Streng sein und gern Bücher lesen steht allerdings in einem Widerspruch, denn es gibt Romane, für die man großzügig sein muss und geduldig, um belohnt zu werden. Und wenn man nicht ab und zu danebengreifen kann, geht auch die Lust verloren, Neues zu probieren. Trotzdem muss man sich beschränken, will man nicht noch mehr Bücher aufeinanderstapeln, die einen irgendwie traurig unter dem Zellophan heraus anschauen, das niemals zerrissen werden wird.

Ist es besser, mehrere schmale Bücher zu lesen als ein monumentales, wenn man wenig Zeit hat? Hat es etwa überhaupt Sinn, Bücher mit mindestens 1000 Seiten zu beginnen? Ja, denkt man sich in einem Anfall von Übermut und beginnt mit dem Roman „Der Distelfink“ von Donna Tartt. Viele, viele Monate später sind nur noch ein paar Seiten übrig, und die müssen jetzt noch ein bisschen warten, weil der Abschied so schwerfällt. Immerhin war der Wälzer ganz schön lang an meiner Seite. Ich habe auch den Schluss schon gelesen, wie immer. Die letzte Seite zuerst zu lesen, das ist etwas, was man nicht nicht machen kann, wenn man diese Neigung hat.

Es passiert ähnlich automatisch wie in einem Raum die grünen Exit-Schilder wahrzunehmen, auch wenn man diese noch nie bewusst gesucht hat. Oder zu wissen, wie man die Schwimmweste aufzublasen hat, ohne den Flugbegleitern jemals bei den Sicherheitshinweisen zugehört zu haben. Falls ich einmal über dem Meer abstürze, bin ich also dafür gewappnet.

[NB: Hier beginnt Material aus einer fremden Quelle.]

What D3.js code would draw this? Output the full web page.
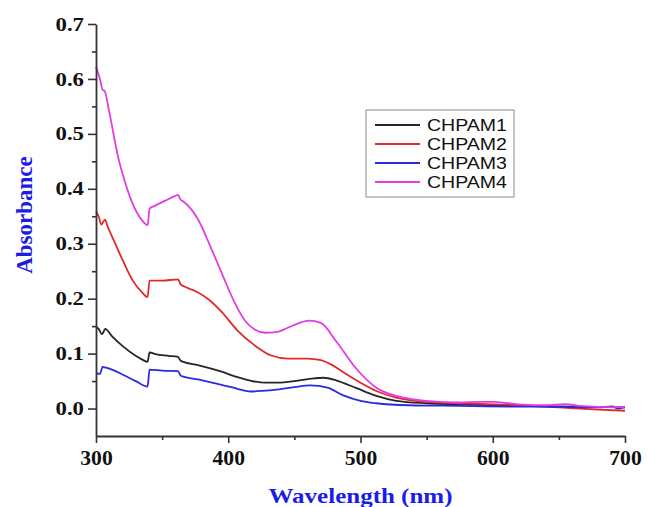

Die letzten Seiten vor der letzten Seite müssen hingegen mit Bedacht eingeteilt werden, man könnte sie in einem erledigen oder im Adventkalenderrhythmus, wobei das 24er-Türchen ja schon offen ist. Aber, so viel sei verraten, auch wenn man den Schluss schon kennt, kann man sich immer noch auf den letzten Metern überraschen lassen.